Dunia Diserang Triple Horor! 9 Negara Ini Korbannya, Ada RI?
Jakarta, CNBC Indonesia - Ekonomi dunia berpotensi gagal mempertahankan momentum pertumbuhan tinggi pascapandemi Covid-19 pada 2023.
Kegagalan ini dipicu oleh perang Ukraina dan Rusia yang menimbulkan gangguan rantai pasok pangan dan energi, serta lockdown di China sebagai dampak kebijakan zero-Covid yang menekan arus perdagangan global.
Alih-alih terbang tinggi, ekonomi dunia diproyeksikan kembali melambat tahun depan.
Dana Moneter Internasional (IMF) dan Bank Dunia meyakini pertumbuhan ekonomi dunia akan berada di kisaran 2,9 persen pada 2023.
"Perang di Ukraina, lockdown di China, gangguan rantai pasokan, dan risiko stagflasi memukul pertumbuhan. Bagi banyak negara, resesi akan sulit dihindari," kata Presiden Bank Dunia David Malpass dalam siaran pers beberapa waktu lalu.
Pertumbuhan ekonomi di sejumlah negara maju, seperti China, Amerika Serikat dan sebagian besar zona Euro, diperkirakan akan susut ke depannya.
Namun, hal yang menjadi kekhawatiran terbesar adalah kondisi ekonomi di sejumlah negara-negara miskin dan kurang berkembang.
Bulan Juli lalu, Persatuan Bangsa-Bangsa (PBB) telah merilis laporan Crisis Response Group. Dilansir AP, Senin (11/7/2022), PBB mengungkapkan 9 negara yang terancam bangkrut, a.l. Afghanistan, Argentina, Mesir, Laos, Lebanon, Myanmar, Pakistan, Turki dan Zimbabwe. Masalah yang dihadapi negara-negara tersebut beragam, tetapi semua menghadapi risiko yang sama, yaitu kenaikan harga pangan dan bahan bakar akibat pandemi yang disusul oleh perang Ukraina dan Rusia.

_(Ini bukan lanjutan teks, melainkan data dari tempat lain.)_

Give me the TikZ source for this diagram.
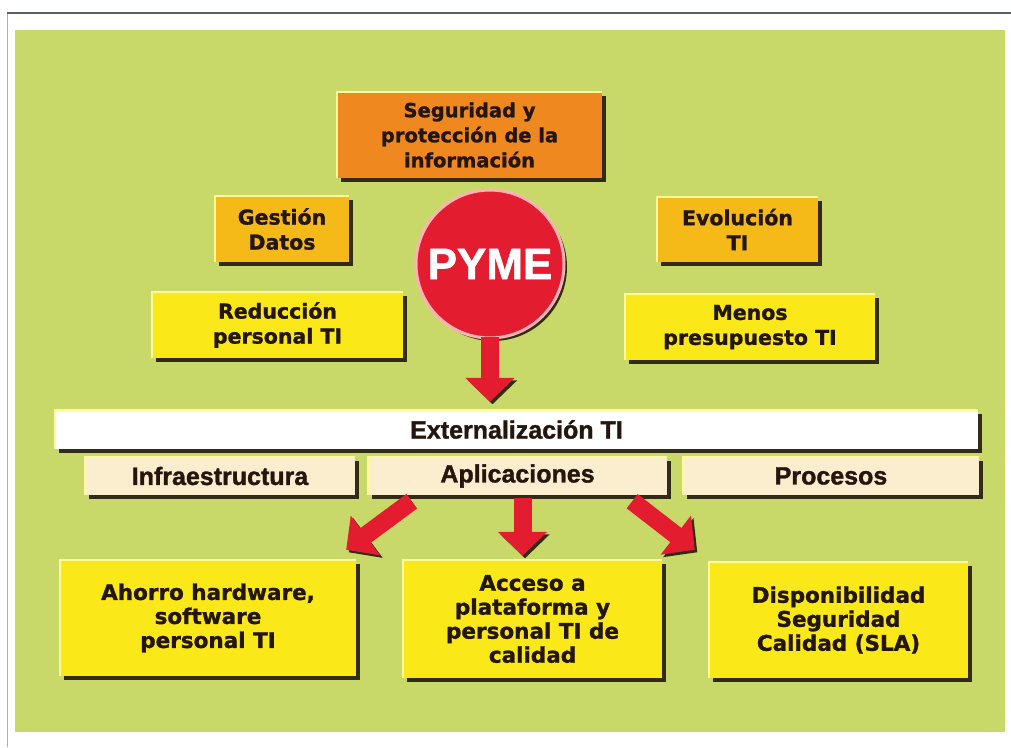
\documentclass[tikz,border=0pt]{standalone}
\usepackage{fontspec}
\setmainfont{DejaVu Sans}
\newfontfamily\heavysans[FakeBold=1.3]{DejaVu Sans Bold}
\newfontfamily\heavylib[FakeBold=1.3]{Liberation Sans Bold}
\newfontfamily\libsans{Liberation Sans}
\usetikzlibrary{shadows,arrows.meta,calc}

\definecolor{panelgreen}{RGB}{200,217,106}
\definecolor{boxorange}{RGB}{240,136,32}
\definecolor{boxamber}{RGB}{246,186,24}
\definecolor{boxyellow}{RGB}{250,232,24}
\definecolor{boxcream}{RGB}{250,238,206}
\definecolor{pymered}{RGB}{228,28,48}
\definecolor{inkbrown}{RGB}{36,22,12}
\definecolor{shadowdark}{RGB}{50,44,22}
\definecolor{framegray}{RGB}{90,96,92}

\begin{document}
\begin{tikzpicture}[x=1pt,y=-1pt,
  card/.style={draw=none, inner sep=2pt, align=center, text=inkbrown,
    drop shadow={shadow xshift=3.5pt, shadow yshift=-3.5pt, fill=shadowdark, opacity=1}},
  toptxt/.style={font=\heavysans\fontsize{19.5}{25}\selectfont},
  sidetxt/.style={font=\heavysans\fontsize{20.5}{25}\selectfont},
  midtxt/.style={font=\heavylib\fontsize{25}{26}\selectfont},
  bottxt/.style={font=\heavysans\fontsize{21.5}{24}\selectfont},
  hlline/.style={draw=white!60!yellow, line width=2pt},
  bigarrow/.style={draw=pymered, line width=18pt,
    -{Triangle[width=48pt,length=24pt]},
    preaction={draw=shadowdark, transform canvas={xshift=2.5pt,yshift=-2.5pt}}}
]
% page and panel
\fill[white] (0,0) rectangle (1011,747);
\useasboundingbox (0,0) rectangle (1011,747);
\coordinate (ftl) at (7,13);
\coordinate (ftr) at (1011,13);
\coordinate (fbl) at (7,747);
\draw[framegray!50, line width=1pt] (ftl) -- (fbl);
\draw[framegray, line width=2.5pt] (ftl) -- (ftr);
\fill[panelgreen] (15,30) rectangle (1005,732);

% upper boxes
\node[card, toptxt, fill=boxorange, minimum width=265pt, minimum height=86pt]
  (seg) at (469.5,135) {Seguridad y\\protección de la\\información};
\node[card, sidetxt, fill=boxamber, minimum width=134pt, minimum height=66pt]
  (gest) at (282,229) {Gestión\\Datos};
\node[card, sidetxt, fill=boxamber, minimum width=161pt, minimum height=65pt]
  (evol) at (737.5,229.5) {Evolución\\TI};
\node[card, sidetxt, fill=boxyellow, minimum width=251pt, minimum height=66pt]
  (redu) at (277.5,325) {Reducción\\personal TI};
\node[card, sidetxt, fill=boxyellow, minimum width=250pt, minimum height=66pt]
  (menos) at (750,327) {Menos\\presupuesto TI};

% middle bar
\node[card, midtxt, fill=white, minimum width=923pt, minimum height=39pt]
  (ext) at (516.5,429.5) {Externalización TI};
\node[card, midtxt, fill=boxcream, minimum width=270pt, minimum height=38pt]
  (infra) at (220,476) {Infraestructura};
\node[card, midtxt, fill=boxcream, minimum width=299pt, minimum height=38pt]
  (apl) at (517.5,476) {Aplicaciones};
\node[card, midtxt, fill=boxcream, minimum width=296pt, minimum height=38pt]
  (proc) at (831,476) {Procesos};

% bottom boxes
\node[card, bottxt, fill=boxyellow, minimum width=296pt, minimum height=116pt]
  (ahorro) at (208,618) {Ahorro hardware,\\software\\personal TI};
\node[card, bottxt, fill=boxyellow, minimum width=259pt, minimum height=118pt]
  (acceso) at (532.5,619) {Acceso a\\plataforma y\\personal TI de\\calidad};
\node[card, bottxt, fill=boxyellow, minimum width=259pt, minimum height=116pt]
  (disp) at (838.5,620) {Disponibilidad\\Seguridad\\Calidad (SLA)};

% highlights
\foreach \n in {seg,gest,evol,redu,menos,ext,infra,apl,proc,ahorro,acceso,disp}
  \draw[hlline] (\n.south west) -- (\n.north west) -- (\n.north east);

% PYME circle
\node[circle, fill=pymered, draw=red!30!white, line width=3pt, minimum size=148pt,
  text=white, font=\heavylib\fontsize{44}{44}\selectfont, inner sep=0pt,
  drop shadow={shadow xshift=3pt, shadow yshift=-3pt, fill=shadowdark, opacity=1}]
  (pyme) at (490,264) {PYME};

% arrows
\draw[bigarrow, shorten <=-3pt, shorten >=8pt] (pyme.south) -- (pyme.south |- ext.north);
\draw[bigarrow] ($(apl.south west)+(44,6)$) -- ($(ahorro.north east)+(-10,-10)$);
\draw[bigarrow] ($(apl.south)+(5,3)$) -- ($(acceso.north)+(-10,-4)$);
\draw[bigarrow] ($(apl.south east)+(-35,6)$) -- ($(disp.north west)+(-14,-12)$);
\end{tikzpicture}
\end{document}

PBB pun mengungkapkan bahwa kondisi ini dapat memicu gejolak sosial, kenaikan beban utang hingga kelaparan. Tidak menutup kemungkinan, negara-negara berikut ini berpotensi terperosok ke jurang hitam seperti Sri Lanka:
1. Afghanistan
Negara ini telah mengalami krisis ekonomi sejak Taliban mengambil kendali ketika AS dan sekutu NATO-nya menarik pasukan mereka tahun lalu. Sayangnya, bantuan asing yang telah lama menjadi andalan mulai dihentikan.
Tidak hanya itu, Afghanistan harus menelan pil pahit. Pemerintahan Biden memutuskan untuk membekukan US$7 miliar cadangan mata uang asing Afghanistan yang disimpan di Amerika Serikat.
Sekitar setengah dari 39 juta penduduk negara itu menghadapi tingkat kerawanan pangan yang mengancam jiwa dan sebagian besar pegawai negeri, termasuk dokter, perawat, dan guru, tidak dibayar selama berbulan-bulan.
Derita Afghanistan tak berhenti sampai di situ, sebuah gempa bumi baru-baru ini menewaskan lebih dari 1.000 orang.
2. Mesir
Rasio utang terhadap PDB Mesir telah mencapai level 95 persen. JP Morgan mencatat aliran dana asing yang kabur dari Mesir sepanjang Januari-Juli 2022 telah mencapai US$11 miliar.
Mesir diperkirakan harus membayar utang senilai US$100 miliar dalam lima tahun ke depan, termasuk obligasi US$3,3 miliar yang akan jatuh tempo di 2024, mengutip laporan Reuters.
Tidak hanya itu, Negeri Piramida ini mencatatkan kenaikan inflasi hingga 15 persen pada April 2022. Tingkat inflasi ini telah menyebabkan kemiskinan bagi hampir sepertiga dari 103 juta penduduknya.
Pemerintah Mesir telah mengambil langkah-langkah penghematan yang ketat, seperti floating mata uang nasional dan pemotongan subsidi untuk bahan bakar, air, dan listrik.
Bank sentral pun menaikkan suku bunga untuk mengekang inflasi dan mendevaluasi mata uang, menambah kesulitan dalam membayar utang luar negeri Mesir yang cukup besar. Kuota pinjaman Mesir di IMF pun telah habis. Namun, negara ini berhasil menandatangani pinjaman baru senilai US$20 miliar pada Mei 2022.
Tetangganya, Arab Saudi, Qatar, dan Uni Emirat Arab telah menjanjikan US$22 miliar dalam bentuk deposito dan investasi langsung sebagai bantuan.